Since September 2016, the Kyoto temples of Shinnyoji, Kaihoji, Eimei-in, Daiji-in and Kounji have offered lodgings to visitors for around ¥150,000 per night. So far, 148 groups totaling 476 people have stayed at the temples.
“Many people ask the priest about meditation and other topics with a keen interest,” says the nonprofit organization Kyoto Culture Association, which runs the project.
Since May 2018, another world heritage site Ninnaji, a Buddhist temple founded in 888 in Kyoto by Emperor Uda, has also accepted guests at its renovated Shorin-an wooden residence on the temple grounds for ¥1 million per night.

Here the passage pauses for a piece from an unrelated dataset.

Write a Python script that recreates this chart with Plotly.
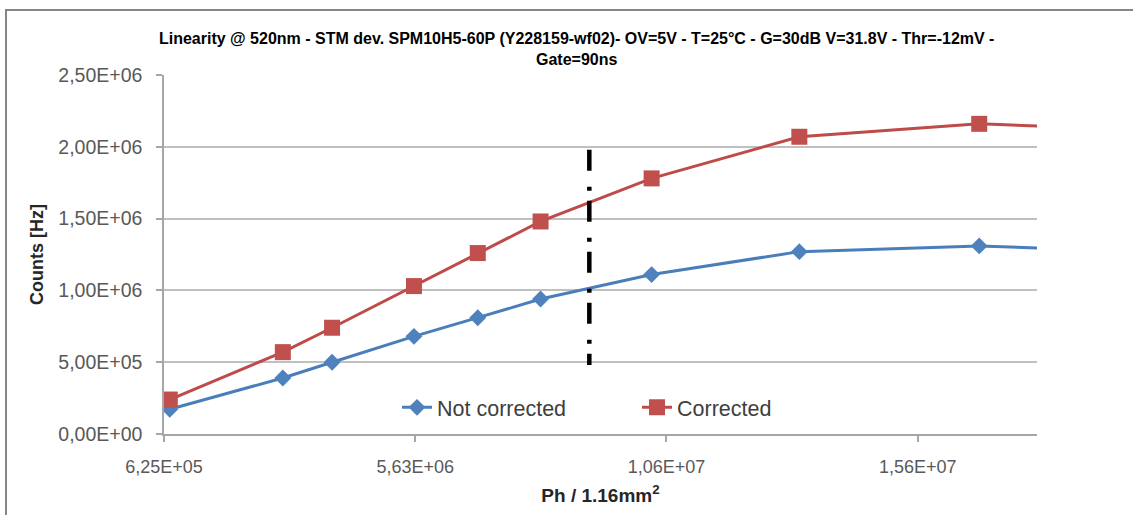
import plotly.graph_objects as go

# ---- data ----
photons = [0.74e6, 2.99e6, 3.97e6, 5.60e6, 6.87e6, 8.12e6, 10.33e6, 13.27e6, 16.85e6, 20.0e6]
not_corrected = [1.72e5, 3.90e5, 5.00e5, 6.80e5, 8.10e5, 9.40e5, 1.11e6, 1.27e6, 1.31e6, 1.27e6]
corrected = [2.40e5, 5.70e5, 7.40e5, 1.03e6, 1.26e6, 1.48e6, 1.78e6, 2.07e6, 2.16e6, 2.12e6]

threshold_x = [9.09e6, 9.09e6]
threshold_y = [1.98e6, 0.48e6]

x_tickvals = [6.25e5, 5.625e6, 1.0625e7, 1.5625e7]
x_ticktext = ["6,25E+05", "5,63E+06", "1,06E+07", "1,56E+07"]
y_tickvals = [0, 5e5, 1e6, 1.5e6, 2e6, 2.5e6]
y_ticktext = ["0,00E+00", "5,00E+05", "1,00E+06", "1,50E+06", "2,00E+06", "2,50E+06"]

title_text = ("Linearity @ 520nm - STM dev. SPM10H5-60P (Y228159-wf02)- OV=5V - T=25°C - "
              "G=30dB V=31.8V - Thr=-12mV -<br>Gate=90ns")

FONT = "Liberation Sans, Arial, sans-serif"
W, H = 1133, 515
L, R, T, B = 164, 96, 75, 76
pw, ph = W - L - R, H - T - B

fig = go.Figure()
fig.add_trace(go.Scatter(
    x=photons, y=not_corrected, name="Not corrected", mode="lines+markers",
    line=dict(color="#4A7EBB", width=3),
    marker=dict(symbol="diamond", size=13, color="#4F81BD"),
))
fig.add_trace(go.Scatter(
    x=photons, y=corrected, name="Corrected", mode="lines+markers",
    line=dict(color="#BE4B48", width=3),
    marker=dict(symbol="square", size=16, color="#C0504D"),
))
fig.add_trace(go.Scatter(
    x=threshold_x, y=threshold_y, mode="lines", showlegend=False,
    line=dict(color="black", width=4.5, dash="21px,16px,4px,10px"),
    hoverinfo="skip",
))

# helpers converting page pixels (reference picture) to paper coordinates
def px2paper_x(p):
    return (p - L) / pw

def px2paper_y(p):
    return (H - B - p) / ph

fig.update_layout(
    width=W, height=H,
    margin=dict(l=L, r=R, t=T, b=B),
    paper_bgcolor="white", plot_bgcolor="white",
    font=dict(family=FONT, color="#595959"),
    title=dict(text="<b>" + title_text + "</b>", x=0.509, xanchor="center",
               y=1 - 44 / H, yanchor="middle",
               font=dict(size=16, color="#000000", family=FONT)),
    xaxis=dict(
        range=[6.25e5, 1.8e7], tickvals=x_tickvals, ticktext=x_ticktext,
        showgrid=False, zeroline=False,
        showline=True, linecolor="#a6a6a6", linewidth=1.5,
        ticks="outside", ticklen=6, tickcolor="#a6a6a6", tickwidth=1.5,
        tickfont=dict(size=18, color="#595959"), ticklabelstandoff=10,
        title=dict(text="<b>Ph / 1.16mm<sup>2</sup></b>", standoff=12,
                   font=dict(size=19, color="#262626")),
    ),
    yaxis=dict(
        range=[0, 2.5e6], tickvals=y_tickvals, ticktext=y_ticktext,
        showgrid=True, gridcolor="#c0c0c0", gridwidth=1.5, zeroline=False,
        showline=True, linecolor="#a6a6a6", linewidth=1.5,
        ticks="outside", ticklen=6, tickcolor="#a6a6a6", tickwidth=1.5,
        tickfont=dict(size=19.5, color="#595959"), ticklabelstandoff=10,
        title=dict(text="<b>Counts [Hz]</b>", standoff=10,
                   font=dict(size=18, color="#262626")),
    ),
    legend=dict(orientation="h", x=px2paper_x(397), xanchor="left",
                y=px2paper_y(412), yanchor="middle",
                font=dict(size=21.5, color="#404040"), bgcolor="rgba(0,0,0,0)",
                entrywidth=195, entrywidthmode="pixels"),
    shapes=[dict(type="rect", xref="paper", yref="paper",
                 x0=px2paper_x(6), x1=px2paper_x(1145),
                 y0=px2paper_y(530), y1=px2paper_y(9),
                 line=dict(color="#868686", width=2), layer="below")],
)

fig.write_html("out.html", config={"displayModeBar": False},
               post_script="document.body.style.margin='0';document.body.style.overflow='hidden';")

Guests can rent an imperial-style room for three hours and enjoy listening to gagaku, a type of ancient Japanese court music, as well as shōmyō Buddhist chanting. They can also learn about the paintings on the fusuma sliding doors. Despite the high price, the stays have been popular among customers, with nine groups, totaling 48 people, spending the night at the temple so far.
“It’s a luxury to be able to have the silence all for oneself,” comments one visitor. Another notes, “Being able to stay at a temple with a 1,000-year history is deeply moving.”
Home to approximately 30,000 cultural properties and national treasures, “it takes a considerable amount of expenses to conserve and maintain (the temple),” a Ninnaji official says. “Donations are nowhere near enough, so our program is also aimed at securing funding” through lodging services.
Additionally, Ninnaji and the five other Kyoto temples plan to allot part of the accommodation fees to the restoration of disaster-stricken cultural assets.
“We would like to create the framework in Kyoto and Nara (Prefecture), then expand to 100 locations across Japan,” the Nippon Foundation says on the future of the Iroha Nihon project.
Terahaku.jp, a website catering to temple lodgings, also opened last summer. It offers a choice of around 30 temples in areas all over the country. One such lodging is Tsushima Seizanji in Nagasaki Prefecture, a temple located on the island of Tsushima in the Sea of Japan about 50 kilometers from the Korean Peninsula.
“About 3,000 people come to visit every year, of which groups of South Korean women account for around half,” says an official of the Tsushima temple.
Another of the temples listed on Terahaku is Fugen-in in northeastern Aomori Prefecture, where “seafood is served, including tuna caught by one of the temple’s Buddhist parishioners. We have about two groups of overseas tourists per month,” says an official.
“As the number of Buddhist parishioners decrease, some temples have turned to temple lodgings,” an official of the Terahaku operator Waqoo Co. says. “Others want to create opportunities for more people to visit.
“We’d like to increase the number of lodging choices to 100 by the end of this year.”